The difference in position, experience, stance, and interests that we see developing between these two groups of women may have another dimension to it, based on recent developments in Taiwan.  For one thing, anti-obscenity campaigns in Taiwan in these past years are often fueled by feminist discourses produced by what are now called the "good-woman feminists良婦女性主義者," who are often also self-proclaimed "state-feminists國家女性主義者."  The former term describes the middle-class-based scope of their general concerns: safety, childcare, sexual harassment and sexual violence, etc.  The latter term was created in 1996 to mark a transformation in the role of the feminist as well as in the goal of mainstream women's movement.  According to its leading spokeswoman, Liu Yu-Xiou劉毓秀, feminist ideals are to be carried out by none other than housewives who are to be encouraged to become political agents and enter the public realm of the state apparatus en masse.  The sheer presence and number of women would then swallow up the public realm with the private realm, thus feminizing the state and forcing it to take up the job of caring, while the self-professed feminist "philosophy queen" dethrones the "philosophy king."[9]  It is with this vision in mind that mainstream feminists devoted themselves to the project of nation-state-building, which was to culminate in opposition party candidate Chen Shui-Bian陳水扁’s triumph in the 2000 presidential election, who, incidentally, was none other than the Taipei mayor in 1997 who issued the order to revoke the licenses of the prostitutes.  In that sense, the aggressive measures to abolish all forms of sex work and to “reform/rescue” the sex workers may be read as another step in a nation-state building process that aims to construct a state of middle-class family values through, among other things, eliminating sex outside the marital transaction—the nightmare of all marriage-bound housewives.

 


[1] The present research took place between October 1998 and August 1999.  An earlier and much longer Chinese version of the present paper is published in Taiwan: A Radical Quarterly in Social Studies 41 (March 2001): 1-52, while a shorter English version is published in InterAsia Cultural Studies 2 (Aug. 2000): 283-299.  The present paper is a reworking of all of the above.

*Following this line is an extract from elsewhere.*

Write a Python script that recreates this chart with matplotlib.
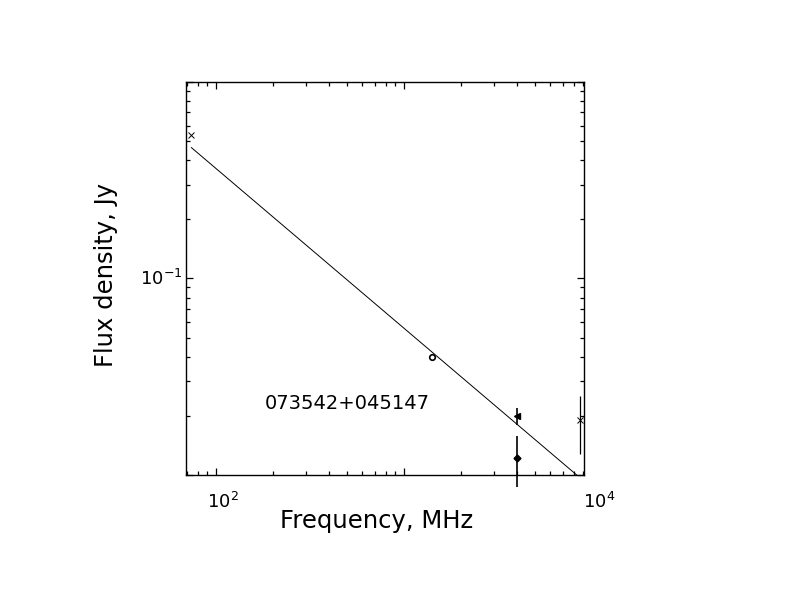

[2] Carol Leigh, "Inventing sex work," in Jill Nagle, ed., Whores and Other Feminists (New York: Routledge, 1997), p. 230.

[3] Carole Pateman, The Sexual Contract (Stanford: Stanford UP, 1997), p. 207.

[4] Erving Goffman, Stigma: Notes on the Management of Spoiled Identity (New York: Simon & Shuster, 1963, 1986), p. 3; Lerita M. Coleman, “Stigma: an enigma demystified,” in Lennard J. Davis, ed., The Disability Studies Reader (New York: Routledge, 1997), p. 224.

[5] It really does not matter whether the girls are actually wearing those tights or not at the moment.  (Who would have the audacity to double-check anyway?)  The fact that they can always verbally invoke the existence of the tights, and effectively frustrate the critics and curious peepers alike, already demonstrates a kind of wisdom and power that is rarely found in the so-called good women, who, when faced with flirtations or harassment, can only respond with anger and a sense of helplessness.

[6] For the good women looking into the booth, the betel nut girls’ crossed legs signal either deliberate licentiousness or the danger of exposure.  But for the betel nut girls themselves, crossing their legs in their super mini skirts projects the impression of a luring posture yet affords the least exposure and the most protection from peeping eyes.

[7] The timing is strategic here because if the client is satisfied quickly, the session is over and he cannot linger on to demand more service.  And if the client do decide to drag on, the girl could always demand that he pay for another session, which will be to her profit.

[8] Joan Nestle, A Fragile Union (San Francisco: Cleis P, 1998).

[9] Naifei Ding, “Prostitutes, parasites and the house of state feminism,” Inter-Asia Cultural Studies 1.2 (Aug. 2000): 305 – 318.